Le jeudi, une nouvelle vague de libération se profile. « À 20 ou 21 heures, on nous annonce qu’une centaine de passagers vont être libérés. Mais le nom de ma mère n’apparaît toujours pas. On nous dit qu’il y a 102 personnes dans l’avion qui les ramène, mais seulement 100 noms sont publiés. Finalement, deux femmes supplémentaires sont mentionnées. » C’est alors que l’on comprend que Ninette, grâce à sa détermination, a réussi à se faire ajouter à la liste. Lorsque la liste est lue à haute voix devant tous les otages, son nom est oublié. Elle interpelle le commandant, qui finit par accepter. Mais des Palestiniens l’empêchent physiquement de monter à bord. Elle retourne voir le commandant, lui dit : « Tu n’es pas un vrai chef, ce sont eux les vrais chefs ici. » Il finit par l’escorter personnellement, et elle exige d’emmener « sa sœur » – en réalité une femme prise au hasard – qu’il autorise également à embarquer.
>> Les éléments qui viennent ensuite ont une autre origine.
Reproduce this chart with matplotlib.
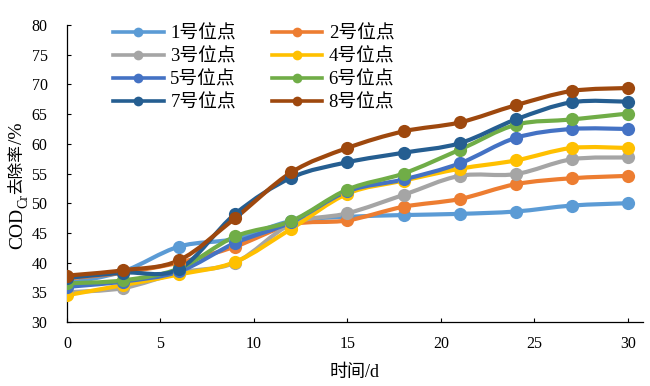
import numpy as np
import matplotlib.pyplot as plt
from matplotlib.path import Path
from matplotlib.patches import PathPatch
from matplotlib.lines import Line2D

plt.rcParams['font.family'] = ['Liberation Serif', 'Noto Sans CJK SC']

# data
days = [0, 3, 6, 9, 12, 15, 18, 21, 24, 27, 30]
site1 = [36.5, 38.5, 42.7, 44.0, 47.0, 47.7, 48.0, 48.2, 48.6, 49.6, 50.0]
site2 = [37.3, 38.3, 40.0, 42.7, 46.4, 47.1, 49.4, 50.7, 53.2, 54.2, 54.6]
site3 = [35.0, 35.7, 38.3, 40.0, 46.5, 48.3, 51.4, 54.6, 54.9, 57.4, 57.7]
site4 = [34.5, 36.2, 38.0, 40.1, 45.7, 51.6, 53.8, 55.8, 57.2, 59.3, 59.3]
site5 = [35.9, 36.8, 38.5, 43.3, 46.8, 52.0, 54.0, 56.7, 61.0, 62.5, 62.5]
site6 = [36.5, 37.0, 39.0, 44.4, 47.0, 52.3, 55.0, 59.0, 63.2, 64.1, 65.1]
site7 = [37.4, 38.3, 38.9, 48.2, 54.3, 56.9, 58.5, 60.1, 64.1, 67.0, 67.1]
site8 = [37.8, 38.7, 40.4, 47.5, 55.2, 59.3, 62.1, 63.6, 66.5, 68.9, 69.4]

series = [site1, site2, site3, site4, site5, site6, site7, site8]
labels = ["1号位点", "2号位点", "3号位点", "4号位点",
          "5号位点", "6号位点", "7号位点", "8号位点"]
colors = ["#5B9BD5", "#ED7D31", "#A5A5A5", "#FFC000",
          "#4472C4", "#70AD47", "#255E91", "#9E480E"]


def smooth_path(x, y):
    # Excel-like smoothed line: cubic bezier segments through the points
    p = np.column_stack([x, y]).astype(float)
    n = len(p)
    verts = [p[0]]
    codes = [Path.MOVETO]
    for i in range(n - 1):
        p0 = p[i - 1] if i > 0 else p[i]
        p3 = p[i + 2] if i + 2 < n else p[i + 1]
        c1 = p[i] + (p[i + 1] - p0) / 6
        c2 = p[i + 1] - (p3 - p[i]) / 6
        verts += [c1, c2, p[i + 1]]
        codes += [Path.CURVE4] * 3
    return Path(verts, codes)


fig = plt.figure(figsize=(6.5, 3.86), dpi=100)
ax = fig.add_axes([0.103, 0.166, 0.886, 0.769])

handles = []
for vals, lab, col in zip(series, labels, colors):
    ax.add_patch(PathPatch(smooth_path(days, vals), facecolor='none',
                           edgecolor=col, lw=3.0, capstyle='round', zorder=2))
    ax.plot(days, vals, 'o', color=col, markersize=9.5, markeredgewidth=0, zorder=3)
    handles.append(Line2D([], [], color=col, lw=2.6, marker='o',
                          markersize=7, markeredgewidth=0, label=lab))

ax.set_xlim(0, 30.8)
ax.set_ylim(30, 80)
ax.set_xticks(range(0, 31, 5))
ax.set_yticks(range(30, 81, 5))
ax.tick_params(direction='in', length=3, width=0.8, labelsize=11.5)
ax.tick_params(axis='x', pad=10)
ax.tick_params(axis='y', pad=14)
for s in ['top', 'right']:
    ax.spines[s].set_visible(False)
for s in ['left', 'bottom']:
    ax.spines[s].set_linewidth(0.9)

ax.set_xlabel("时间/d", fontsize=13, labelpad=9)

# y label with subscript, built from pieces
t1 = fig.text(0.027, 0.355, "COD", rotation=90, fontsize=14,
              ha='center', va='bottom')
t2 = ax.annotate("Cr", xy=(1.0, 1.0), xycoords=t1, xytext=(3, 0),
                 textcoords='offset points', rotation=90, fontsize=10,
                 ha='right', va='bottom', annotation_clip=False)
t3 = ax.annotate("去除率", xy=(0.5, 1.0), xycoords=(t1, t2), rotation=90,
                 fontsize=12, ha='center', va='bottom', annotation_clip=False)
ax.annotate("/%", xy=(0.5, 1.0), xycoords=(t1, t3), rotation=90,
            fontsize=14, ha='center', va='bottom', annotation_clip=False)

# legend filled row by row: 1 2 / 3 4 / 5 6 / 7 8
order = [0, 2, 4, 6, 1, 3, 5, 7]
ax.legend(handles=[handles[i] for i in order], ncol=2, loc='upper left',
          bbox_to_anchor=(0.174, 0.936), bbox_transform=fig.transFigure,
          borderaxespad=0, borderpad=0, frameon=False, fontsize=13.5,
          handlelength=2.7, handletextpad=0.35, columnspacing=1.9,
          labelspacing=0.3)

fig.savefig("out.png", dpi=100)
À leur arrivée à Paris, un membre des services de renseignement français souhaite interroger Ninette. Elle refuse. Elle ne veut parler qu'aux Israéliens. A l'ambassade d'Israël à Paris, elle rencontre le général Amiram Levin. Elle sort son carnet et lui remet les croquis détaillés : fenêtres, positions des soldats, des terroristes, etc. Elle mentionne aussi l’accueil chaleureux des Ougandais, prouvant qu’ils étaient complices, et non de simples spectateurs – un renseignement essentiel pour la planification de l’opération militaire.

Il s’avère qu’Israël disposait déjà des plans du terminal, conçu à l’origine par l’entreprise israélienne Solel Boneh, mais les Ougandais l’avaient considérablement agrandi.

Pendant des années, il n’y eut aucune reconnaissance officielle. La famille Moreno commençait même à douter de la véracité des récits de Ninette. Des années plus tard, à l’occasion du 40e anniversaire de l’opération, la famille Moreno apprend, par l’ancien chef du Shin Bet Avi Dichter, l’ampleur réelle du rôle de Ninette. Au musée dédié à l’opération Entebbe, ses croquis sont exposés. Une mention y précise aujourd’hui que la dessinatrice est la grand-mère de l’un des plus grands héros militaires d’Israël, le lieutenant-colonel Emmanuel Moreno z’’l.

Ninette se verra aussi décerner la citoyenneté d’honneur israélienne et une médaille par le président de l’État.

« Nous ne savions pas si c’était vrai ou juste des histoires de grand-mère », admet Ilan Moreno. Ce n’est qu’après cette reconnaissance publique que la famille comprit l’ampleur réelle de ce que Ninette avait accompli.